(Charts and diagrams as code)
★ ★ ★ ★ ★
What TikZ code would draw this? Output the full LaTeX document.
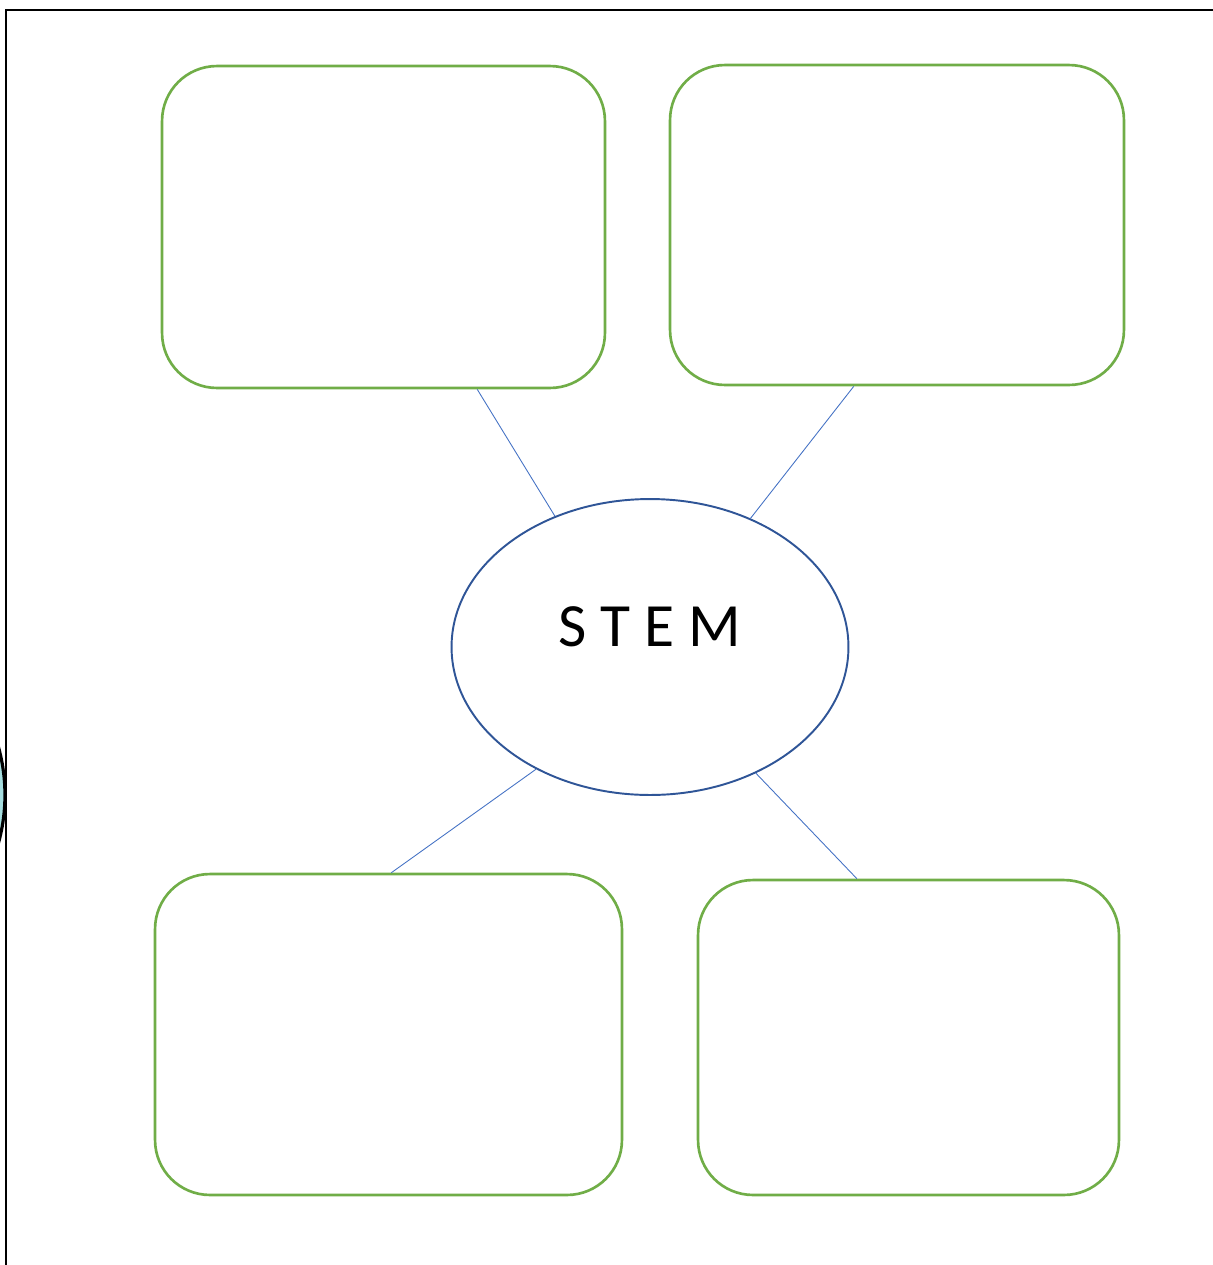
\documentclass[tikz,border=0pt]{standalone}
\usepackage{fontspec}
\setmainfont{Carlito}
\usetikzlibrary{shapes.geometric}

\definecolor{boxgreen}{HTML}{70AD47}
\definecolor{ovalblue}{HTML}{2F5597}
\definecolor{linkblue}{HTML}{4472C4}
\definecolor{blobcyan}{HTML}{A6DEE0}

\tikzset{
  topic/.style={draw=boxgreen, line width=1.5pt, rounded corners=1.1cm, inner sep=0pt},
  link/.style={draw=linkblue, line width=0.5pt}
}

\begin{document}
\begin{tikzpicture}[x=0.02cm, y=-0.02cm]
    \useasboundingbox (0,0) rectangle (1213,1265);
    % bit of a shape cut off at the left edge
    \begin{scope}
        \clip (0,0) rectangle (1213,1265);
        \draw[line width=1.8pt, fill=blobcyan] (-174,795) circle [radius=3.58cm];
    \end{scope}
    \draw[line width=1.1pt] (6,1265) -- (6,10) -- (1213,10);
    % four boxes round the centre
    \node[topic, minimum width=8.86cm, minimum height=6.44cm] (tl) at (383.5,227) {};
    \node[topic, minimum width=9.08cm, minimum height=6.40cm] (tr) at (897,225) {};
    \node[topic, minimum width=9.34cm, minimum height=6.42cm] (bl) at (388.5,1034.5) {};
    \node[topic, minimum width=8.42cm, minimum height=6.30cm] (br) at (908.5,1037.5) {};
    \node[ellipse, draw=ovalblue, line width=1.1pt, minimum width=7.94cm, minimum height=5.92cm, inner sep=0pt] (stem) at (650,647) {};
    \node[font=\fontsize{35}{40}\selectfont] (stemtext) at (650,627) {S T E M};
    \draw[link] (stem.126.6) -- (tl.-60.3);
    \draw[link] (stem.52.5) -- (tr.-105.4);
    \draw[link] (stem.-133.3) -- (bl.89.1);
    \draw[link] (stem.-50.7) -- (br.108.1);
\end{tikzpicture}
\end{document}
★ ★ ★ ★ ★
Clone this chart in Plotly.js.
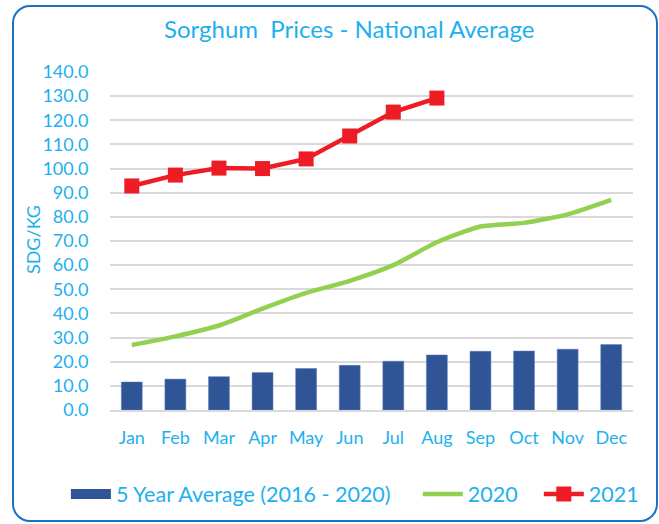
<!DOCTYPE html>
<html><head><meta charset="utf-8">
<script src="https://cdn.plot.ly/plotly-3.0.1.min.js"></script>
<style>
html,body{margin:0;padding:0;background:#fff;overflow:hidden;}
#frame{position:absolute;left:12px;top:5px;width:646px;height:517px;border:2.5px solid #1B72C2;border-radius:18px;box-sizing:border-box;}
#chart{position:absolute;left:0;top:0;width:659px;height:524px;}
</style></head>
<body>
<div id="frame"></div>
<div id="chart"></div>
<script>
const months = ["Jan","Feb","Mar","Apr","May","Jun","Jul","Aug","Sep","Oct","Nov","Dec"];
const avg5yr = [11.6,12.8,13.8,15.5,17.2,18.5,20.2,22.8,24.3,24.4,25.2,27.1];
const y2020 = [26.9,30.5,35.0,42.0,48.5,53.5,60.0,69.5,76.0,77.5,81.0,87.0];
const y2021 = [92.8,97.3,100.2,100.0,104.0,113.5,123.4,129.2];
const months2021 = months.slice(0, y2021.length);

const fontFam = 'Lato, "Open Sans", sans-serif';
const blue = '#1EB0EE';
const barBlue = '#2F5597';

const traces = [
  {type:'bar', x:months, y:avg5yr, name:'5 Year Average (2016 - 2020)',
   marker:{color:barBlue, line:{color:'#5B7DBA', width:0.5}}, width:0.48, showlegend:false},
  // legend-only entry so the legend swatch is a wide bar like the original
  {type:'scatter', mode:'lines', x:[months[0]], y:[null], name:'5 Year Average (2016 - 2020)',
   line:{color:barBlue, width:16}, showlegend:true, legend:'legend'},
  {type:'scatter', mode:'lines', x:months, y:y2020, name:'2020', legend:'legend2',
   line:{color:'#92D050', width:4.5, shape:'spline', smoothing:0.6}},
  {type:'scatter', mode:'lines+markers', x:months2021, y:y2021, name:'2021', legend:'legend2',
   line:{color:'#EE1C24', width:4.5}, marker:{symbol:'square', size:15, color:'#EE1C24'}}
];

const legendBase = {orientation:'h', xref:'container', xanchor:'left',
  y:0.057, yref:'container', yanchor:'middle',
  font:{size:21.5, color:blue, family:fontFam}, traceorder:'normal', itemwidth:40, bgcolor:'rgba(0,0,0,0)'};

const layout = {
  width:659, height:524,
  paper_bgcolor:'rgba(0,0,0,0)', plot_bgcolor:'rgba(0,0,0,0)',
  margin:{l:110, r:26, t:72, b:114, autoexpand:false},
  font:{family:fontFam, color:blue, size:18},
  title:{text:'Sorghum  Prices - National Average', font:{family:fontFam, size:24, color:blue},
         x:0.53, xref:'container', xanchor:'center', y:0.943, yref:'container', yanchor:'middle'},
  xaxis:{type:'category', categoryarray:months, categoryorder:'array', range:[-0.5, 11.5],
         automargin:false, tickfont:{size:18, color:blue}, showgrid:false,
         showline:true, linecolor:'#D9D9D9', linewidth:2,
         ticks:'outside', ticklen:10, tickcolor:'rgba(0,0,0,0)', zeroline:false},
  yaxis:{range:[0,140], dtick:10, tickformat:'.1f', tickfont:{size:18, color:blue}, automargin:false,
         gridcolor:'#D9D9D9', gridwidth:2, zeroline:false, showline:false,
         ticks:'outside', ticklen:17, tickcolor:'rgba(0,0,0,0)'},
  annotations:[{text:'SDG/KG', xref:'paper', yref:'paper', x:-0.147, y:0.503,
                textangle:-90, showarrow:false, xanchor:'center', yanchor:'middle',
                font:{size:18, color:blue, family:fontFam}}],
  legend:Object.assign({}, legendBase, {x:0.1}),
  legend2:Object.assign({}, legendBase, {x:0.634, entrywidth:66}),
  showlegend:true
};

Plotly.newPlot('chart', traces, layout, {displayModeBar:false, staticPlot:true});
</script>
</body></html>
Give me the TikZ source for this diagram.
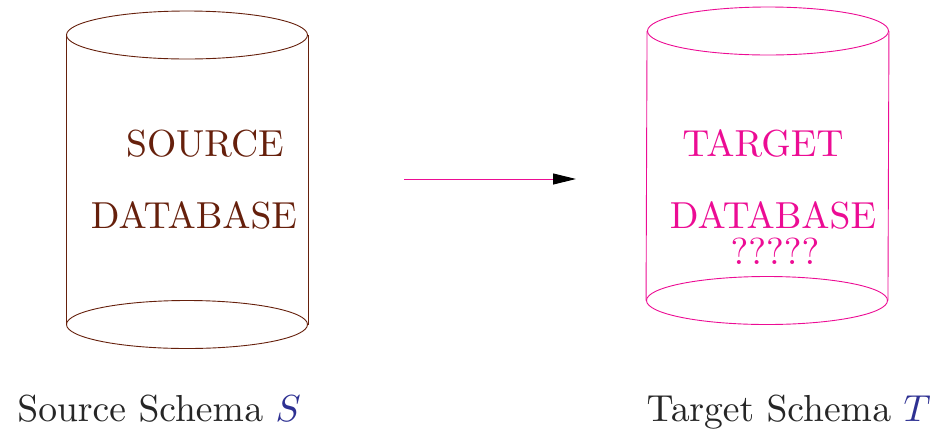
★ ★ ★ ★ ★
What you will do: Starting at the line containing "Clone this chart in Plotly.js." and stopping after the line containing "const barBlue = '#2F5597';", give the lines again exactly and leave out every image.

Solution to this problem:
Clone this chart in Plotly.js.
<!DOCTYPE html>
<html><head><meta charset="utf-8">
<script src="https://cdn.plot.ly/plotly-3.0.1.min.js"></script>
<style>
html,body{margin:0;padding:0;background:#fff;overflow:hidden;}
#frame{position:absolute;left:12px;top:5px;width:646px;height:517px;border:2.5px solid #1B72C2;border-radius:18px;box-sizing:border-box;}
#chart{position:absolute;left:0;top:0;width:659px;height:524px;}
</style></head>
<body>
<div id="frame"></div>
<div id="chart"></div>
<script>
const months = ["Jan","Feb","Mar","Apr","May","Jun","Jul","Aug","Sep","Oct","Nov","Dec"];
const avg5yr = [11.6,12.8,13.8,15.5,17.2,18.5,20.2,22.8,24.3,24.4,25.2,27.1];
const y2020 = [26.9,30.5,35.0,42.0,48.5,53.5,60.0,69.5,76.0,77.5,81.0,87.0];
const y2021 = [92.8,97.3,100.2,100.0,104.0,113.5,123.4,129.2];
const months2021 = months.slice(0, y2021.length);

const fontFam = 'Lato, "Open Sans", sans-serif';
const blue = '#1EB0EE';
const barBlue = '#2F5597';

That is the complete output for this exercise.